Larry’s (Art) World
Larry Gagosian is probably why contemporary art is so misunderstood and the art-world establishment loathed by everyone who’s not part of it, all nine zillion of us non-billionaires.
Gagosian represents nearly 80 artists and estates, all Modernists or contemporary artists, and all mostly titans, including Picasso, Alberto Giacometti, Cy Twombly, Richard Serra, Jeff Koons, Damien Hirst, and Ed Ruscha (whose exhibit at the Modern Art Museum of Fort Worth, Road Tested, is worth close inspection and will be coming down next week). Gagosian, with galleries in Athens, Geneva, Hong Kong, London, and Rome, among other hot spots –– he has 11 in total worldwide –– reportedly sells in excess of $1 billion annually. The auction house Sotheby’s, by comparison, last year sold merely $870 million in contemporary art.
Gagosian’s empire, according to The Wall Street Journal, is the first of its kind in history, and now with 11 galleries, Larry “needs to supply about 60 distinct shows a year with fresh art.” He also needs to sell! sell! sell! what he’s hanging, and of all the myriad forms of visual art, contemporary art is easily the most iffy aesthetically and financially –– its conceptual underpinnings and heavy reliance on scholarship, traits much less easily qualitative than sweat equity and history, create doubts in the hearts and minds of (most) collectors, who are being asked to plop down millions of dollars. Work by some of Gagosian’s trendiest artists, especially British conceptualist Hirst, has not been performing well at auction over the past couple of years.
For some collectors, however, aesthetics is far from the primary reason to initiate a business transaction with L-Gag.

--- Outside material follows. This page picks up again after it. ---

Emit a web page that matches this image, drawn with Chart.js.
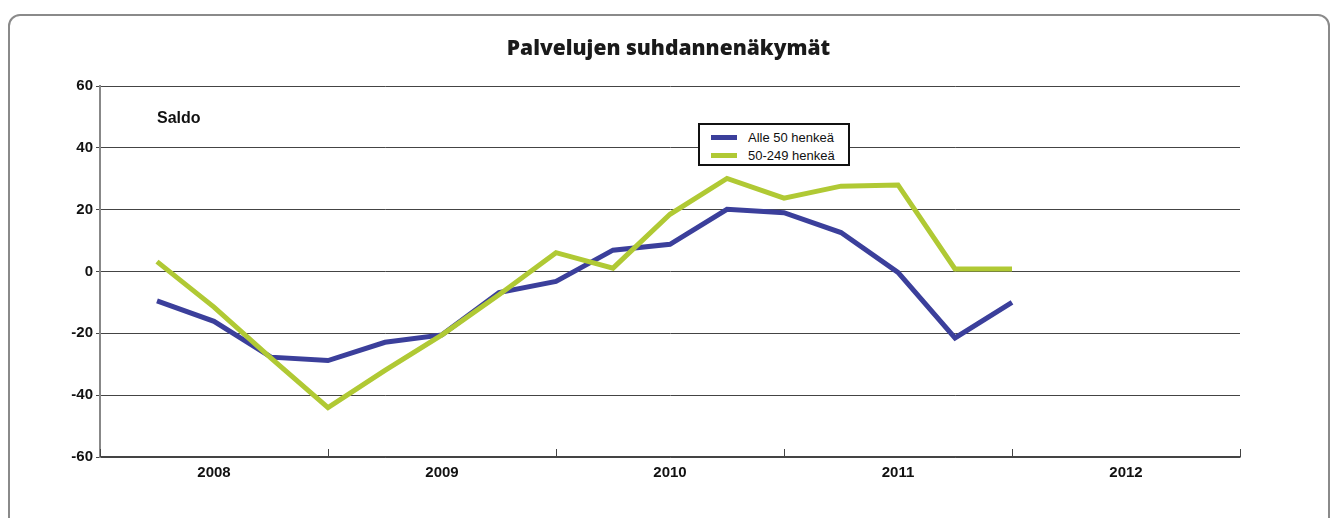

From the WSJ: “Private dealer Richard Polsky says that in many cases, when collectors buy from Mr. Gagosian, what they’re really buying is Mr. Gagosian’s cachet: ‘You cannot underestimate the egos of the people who buy from Gagosian. Most would rather overpay to be part of his world, and he counts on that mystique to draw clients to him.”
Dallas collector Howard Rachofsky, a Gagosian client, is Exhibit A: “Sometimes we don’t know if the stuff we’re buying is historically significant,” Rachofsky said, “but because the prices are so high, we need to believe [that stuff is] important.”
What happened to having good freaking taste, man?!
I know, I know. I’m so naïve. Art as it exists in the worlds of Gagosian and Rachofsky is as much an investment as, say, stocks or real estate. Still, when buying property, a thoughtful soul normally seeks out the most attractive plot or building, for various reasons, including but not limited to location, condition, and, yes, aesthetics. And as far as I’m concerned, beauty is not in the eye of the beholder. There’s definitely good art and bad art. Do some people have better taste than others? Absolutely. But the people with good taste know they need to refine their palates constantly and, consequently, study, study, study. What, then, explains the popularity of yawners like Hirst and Walter De Maria? Two words: Larry. Gagosian.
And even though Larry recently embarked on an artist/estate-collecting spree, adding John Chamberlain, Andreas Gursky, and James Turrell and the estates of Rauschenberg and painter Kazimir Malevich, don’t bother mailing your slides to the gallery –– Larry generally picks up artists only after they’ve mounted a successful museum show or there’s a spike in their pieces at auction.
What did you expect? Grassroots research? What ancient era are you living in?